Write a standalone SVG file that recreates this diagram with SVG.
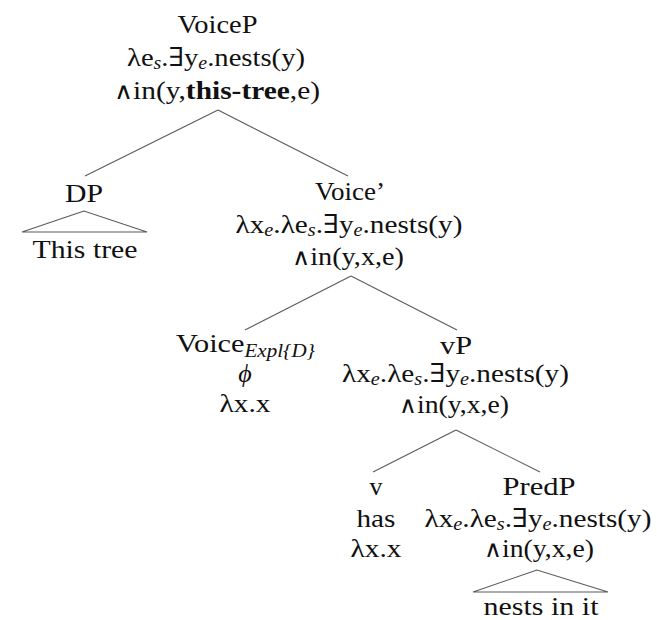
<svg xmlns="http://www.w3.org/2000/svg" width="657" height="620" viewBox="0 0 657 620">
  <style>
    text { font-family: "Liberation Serif", "DejaVu Serif", serif; font-size: 26px; fill: #111; text-anchor: middle; }
    .sub { font-size: 18px; font-style: italic; }
    .b { font-weight: bold; }
    .op { font-family: "DejaVu Serif", "Liberation Serif", serif; font-size: 23px; }
    .edge { stroke: #5a5a5a; stroke-width: 1.1; fill: none; }
  </style>
  <rect width="657" height="620" fill="#fff"/>

  <g id="connectors">
    <line class="edge" x1="218" y1="110" x2="85" y2="176"/>
    <line class="edge" x1="218" y1="110" x2="348" y2="176"/>
    <line class="edge" x1="351" y1="276" x2="245" y2="330"/>
    <line class="edge" x1="351" y1="276" x2="457" y2="330"/>
    <line class="edge" x1="456" y1="430" x2="373" y2="472"/>
    <line class="edge" x1="456" y1="430" x2="540" y2="472"/>
    <polygon class="edge" points="84,211 22,232 147,232"/>
    <polygon class="edge" points="537,570 473,592 608,592"/>
  </g>

  <g id="voiceP">
    <text x="217.5" y="33" textLength="80" lengthAdjust="spacingAndGlyphs">VoiceP</text>
    <text x="216" y="66" textLength="178" lengthAdjust="spacingAndGlyphs">λe<tspan class="sub" dy="3">s</tspan><tspan dy="-3">.∃y</tspan><tspan class="sub" dy="3">e</tspan><tspan dy="-3">.nests(y)</tspan></text>
    <text x="217" y="99" textLength="206" lengthAdjust="spacingAndGlyphs"><tspan class="op">∧</tspan>in(y,<tspan class="b">this-tree</tspan>,e)</text>
  </g>

  <g id="dp">
    <text x="84" y="202" textLength="38" lengthAdjust="spacingAndGlyphs">DP</text>
    <text x="85" y="258" textLength="105" lengthAdjust="spacingAndGlyphs">This tree</text>
  </g>

  <g id="voiceBar">
    <text x="350" y="200" textLength="70" lengthAdjust="spacingAndGlyphs">Voice’</text>
    <text x="349" y="233" textLength="227" lengthAdjust="spacingAndGlyphs">λx<tspan class="sub" dy="3">e</tspan><tspan dy="-3">.λe</tspan><tspan class="sub" dy="3">s</tspan><tspan dy="-3">.∃y</tspan><tspan class="sub" dy="3">e</tspan><tspan dy="-3">.nests(y)</tspan></text>
    <text x="348" y="265" textLength="112" lengthAdjust="spacingAndGlyphs"><tspan class="op">∧</tspan>in(y,x,e)</text>
  </g>

  <g id="voiceExpl">
    <text x="245.5" y="352" textLength="139" lengthAdjust="spacingAndGlyphs">Voice<tspan class="sub" dy="5">Expl{D}</tspan></text>
    <text x="245" y="382" font-style="italic">ϕ</text>
    <text x="245" y="412" textLength="51" lengthAdjust="spacingAndGlyphs">λx.x</text>
  </g>

  <g id="vP">
    <text x="456" y="354" textLength="32" lengthAdjust="spacingAndGlyphs">vP</text>
    <text x="455.5" y="382" textLength="227" lengthAdjust="spacingAndGlyphs">λx<tspan class="sub" dy="3">e</tspan><tspan dy="-3">.λe</tspan><tspan class="sub" dy="3">s</tspan><tspan dy="-3">.∃y</tspan><tspan class="sub" dy="3">e</tspan><tspan dy="-3">.nests(y)</tspan></text>
    <text x="454" y="413" textLength="110" lengthAdjust="spacingAndGlyphs"><tspan class="op">∧</tspan>in(y,x,e)</text>
  </g>

  <g id="v">
    <text x="376" y="495">v</text>
    <text x="376" y="527" textLength="39" lengthAdjust="spacingAndGlyphs">has</text>
    <text x="376" y="557" textLength="51" lengthAdjust="spacingAndGlyphs">λx.x</text>
  </g>

  <g id="predP">
    <text x="539" y="495" textLength="73" lengthAdjust="spacingAndGlyphs">PredP</text>
    <text x="538" y="527" textLength="227" lengthAdjust="spacingAndGlyphs">λx<tspan class="sub" dy="3">e</tspan><tspan dy="-3">.λe</tspan><tspan class="sub" dy="3">s</tspan><tspan dy="-3">.∃y</tspan><tspan class="sub" dy="3">e</tspan><tspan dy="-3">.nests(y)</tspan></text>
    <text x="539" y="557" textLength="110" lengthAdjust="spacingAndGlyphs"><tspan class="op">∧</tspan>in(y,x,e)</text>
    <text x="541" y="615" textLength="115" lengthAdjust="spacingAndGlyphs">nests in it</text>
  </g>
</svg>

Exercise details »
Print out the whole of the material word for word, without pictures.

Response below »
Write a standalone SVG file that recreates this diagram with SVG.
<svg xmlns="http://www.w3.org/2000/svg" width="657" height="620" viewBox="0 0 657 620">
  <style>
    text { font-family: "Liberation Serif", "DejaVu Serif", serif; font-size: 26px; fill: #111; text-anchor: middle; }
    .sub { font-size: 18px; font-style: italic; }
    .b { font-weight: bold; }
    .op { font-family: "DejaVu Serif", "Liberation Serif", serif; font-size: 23px; }
    .edge { stroke: #5a5a5a; stroke-width: 1.1; fill: none; }
  </style>
  <rect width="657" height="620" fill="#fff"/>

  <g id="connectors">
    <line class="edge" x1="218" y1="110" x2="85" y2="176"/>
    <line class="edge" x1="218" y1="110" x2="348" y2="176"/>
    <line class="edge" x1="351" y1="276" x2="245" y2="330"/>
    <line class="edge" x1="351" y1="276" x2="457" y2="330"/>
    <line class="edge" x1="456" y1="430" x2="373" y2="472"/>
    <line class="edge" x1="456" y1="430" x2="540" y2="472"/>
    <polygon class="edge" points="84,211 22,232 147,232"/>
    <polygon class="edge" points="537,570 473,592 608,592"/>
  </g>

  <g id="voiceP">
    <text x="217.5" y="33" textLength="80" lengthAdjust="spacingAndGlyphs">VoiceP</text>
    <text x="216" y="66" textLength="178" lengthAdjust="spacingAndGlyphs">λe<tspan class="sub" dy="3">s</tspan><tspan dy="-3">.∃y</tspan><tspan class="sub" dy="3">e</tspan><tspan dy="-3">.nests(y)</tspan></text>
    <text x="217" y="99" textLength="206" lengthAdjust="spacingAndGlyphs"><tspan class="op">∧</tspan>in(y,<tspan class="b">this-tree</tspan>,e)</text>
  </g>

  <g id="dp">
    <text x="84" y="202" textLength="38" lengthAdjust="spacingAndGlyphs">DP</text>
    <text x="85" y="258" textLength="105" lengthAdjust="spacingAndGlyphs">This tree</text>
  </g>

  <g id="voiceBar">
    <text x="350" y="200" textLength="70" lengthAdjust="spacingAndGlyphs">Voice’</text>
    <text x="349" y="233" textLength="227" lengthAdjust="spacingAndGlyphs">λx<tspan class="sub" dy="3">e</tspan><tspan dy="-3">.λe</tspan><tspan class="sub" dy="3">s</tspan><tspan dy="-3">.∃y</tspan><tspan class="sub" dy="3">e</tspan><tspan dy="-3">.nests(y)</tspan></text>
    <text x="348" y="265" textLength="112" lengthAdjust="spacingAndGlyphs"><tspan class="op">∧</tspan>in(y,x,e)</text>
  </g>

  <g id="voiceExpl">
    <text x="245.5" y="352" textLength="139" lengthAdjust="spacingAndGlyphs">Voice<tspan class="sub" dy="5">Expl{D}</tspan></text>
    <text x="245" y="382" font-style="italic">ϕ</text>
    <text x="245" y="412" textLength="51" lengthAdjust="spacingAndGlyphs">λx.x</text>
  </g>

  <g id="vP">
    <text x="456" y="354" textLength="32" lengthAdjust="spacingAndGlyphs">vP</text>
    <text x="455.5" y="382" textLength="227" lengthAdjust="spacingAndGlyphs">λx<tspan class="sub" dy="3">e</tspan><tspan dy="-3">.λe</tspan><tspan class="sub" dy="3">s</tspan><tspan dy="-3">.∃y</tspan><tspan class="sub" dy="3">e</tspan><tspan dy="-3">.nests(y)</tspan></text>
    <text x="454" y="413" textLength="110" lengthAdjust="spacingAndGlyphs"><tspan class="op">∧</tspan>in(y,x,e)</text>
  </g>

  <g id="v">
    <text x="376" y="495">v</text>
    <text x="376" y="527" textLength="39" lengthAdjust="spacingAndGlyphs">has</text>
    <text x="376" y="557" textLength="51" lengthAdjust="spacingAndGlyphs">λx.x</text>
  </g>

  <g id="predP">
    <text x="539" y="495" textLength="73" lengthAdjust="spacingAndGlyphs">PredP</text>
    <text x="538" y="527" textLength="227" lengthAdjust="spacingAndGlyphs">λx<tspan class="sub" dy="3">e</tspan><tspan dy="-3">.λe</tspan><tspan class="sub" dy="3">s</tspan><tspan dy="-3">.∃y</tspan><tspan class="sub" dy="3">e</tspan><tspan dy="-3">.nests(y)</tspan></text>
    <text x="539" y="557" textLength="110" lengthAdjust="spacingAndGlyphs"><tspan class="op">∧</tspan>in(y,x,e)</text>
    <text x="541" y="615" textLength="115" lengthAdjust="spacingAndGlyphs">nests in it</text>
  </g>
</svg>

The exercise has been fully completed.